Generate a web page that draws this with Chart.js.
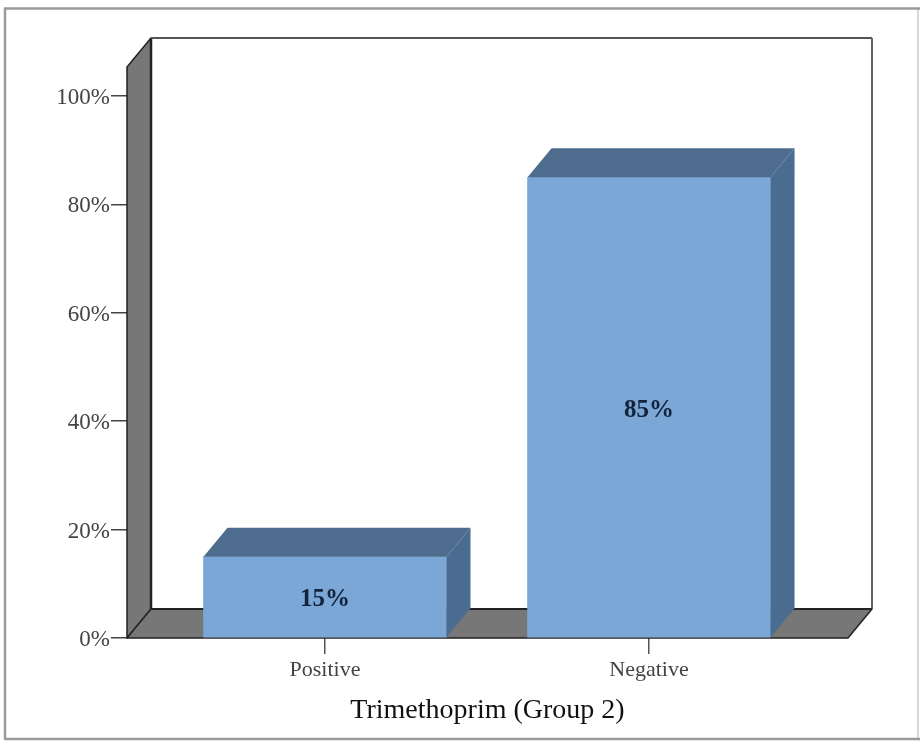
* * *
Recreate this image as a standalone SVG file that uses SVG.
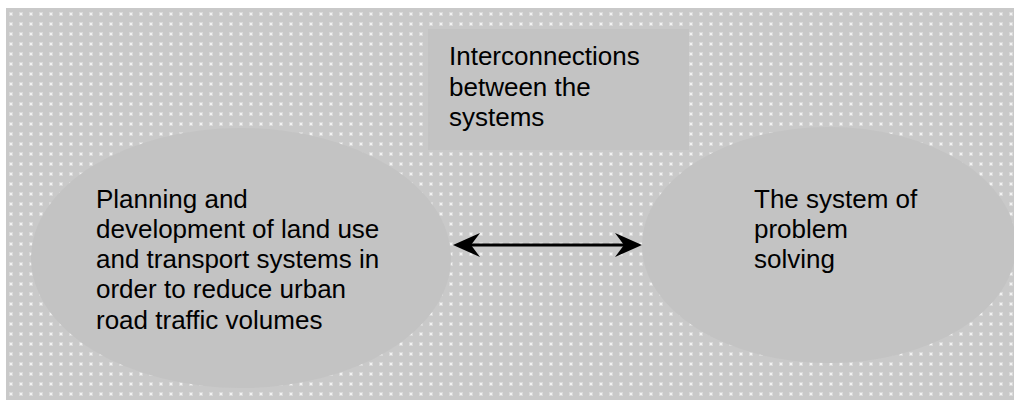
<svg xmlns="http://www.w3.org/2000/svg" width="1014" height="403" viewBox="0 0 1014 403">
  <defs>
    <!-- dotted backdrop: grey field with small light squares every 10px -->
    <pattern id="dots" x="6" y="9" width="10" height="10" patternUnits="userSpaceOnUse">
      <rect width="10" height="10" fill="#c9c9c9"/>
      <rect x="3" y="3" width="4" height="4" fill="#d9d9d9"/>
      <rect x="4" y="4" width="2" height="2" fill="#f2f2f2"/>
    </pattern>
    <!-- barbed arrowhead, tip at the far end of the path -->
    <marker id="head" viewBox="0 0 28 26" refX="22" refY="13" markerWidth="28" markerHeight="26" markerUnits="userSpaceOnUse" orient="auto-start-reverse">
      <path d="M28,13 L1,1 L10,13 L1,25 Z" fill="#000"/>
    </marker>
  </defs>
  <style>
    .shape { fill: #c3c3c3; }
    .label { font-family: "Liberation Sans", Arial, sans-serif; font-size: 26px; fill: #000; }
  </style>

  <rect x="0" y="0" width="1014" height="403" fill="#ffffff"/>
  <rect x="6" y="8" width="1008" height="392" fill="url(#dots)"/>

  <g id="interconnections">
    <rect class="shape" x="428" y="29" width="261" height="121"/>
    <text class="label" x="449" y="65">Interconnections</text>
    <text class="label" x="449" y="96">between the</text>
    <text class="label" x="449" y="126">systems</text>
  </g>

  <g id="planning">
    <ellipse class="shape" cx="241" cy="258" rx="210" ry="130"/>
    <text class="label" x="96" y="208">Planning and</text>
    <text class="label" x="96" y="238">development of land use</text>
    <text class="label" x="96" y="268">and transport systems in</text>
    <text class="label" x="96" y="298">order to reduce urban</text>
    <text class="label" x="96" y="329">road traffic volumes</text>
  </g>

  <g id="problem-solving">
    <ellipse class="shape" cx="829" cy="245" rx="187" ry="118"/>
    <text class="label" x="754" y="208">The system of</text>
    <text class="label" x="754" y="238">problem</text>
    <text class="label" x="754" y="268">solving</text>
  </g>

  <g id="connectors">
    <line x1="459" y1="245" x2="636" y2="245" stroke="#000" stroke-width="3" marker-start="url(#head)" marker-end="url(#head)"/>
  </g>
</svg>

* PROBLEM REQUIREMENTS: Using the listing, copy every line where the word "that" shows up.

* TASK ANSWER:
Generate a web page that draws this with Chart.js.
Recreate this image as a standalone SVG file that uses SVG.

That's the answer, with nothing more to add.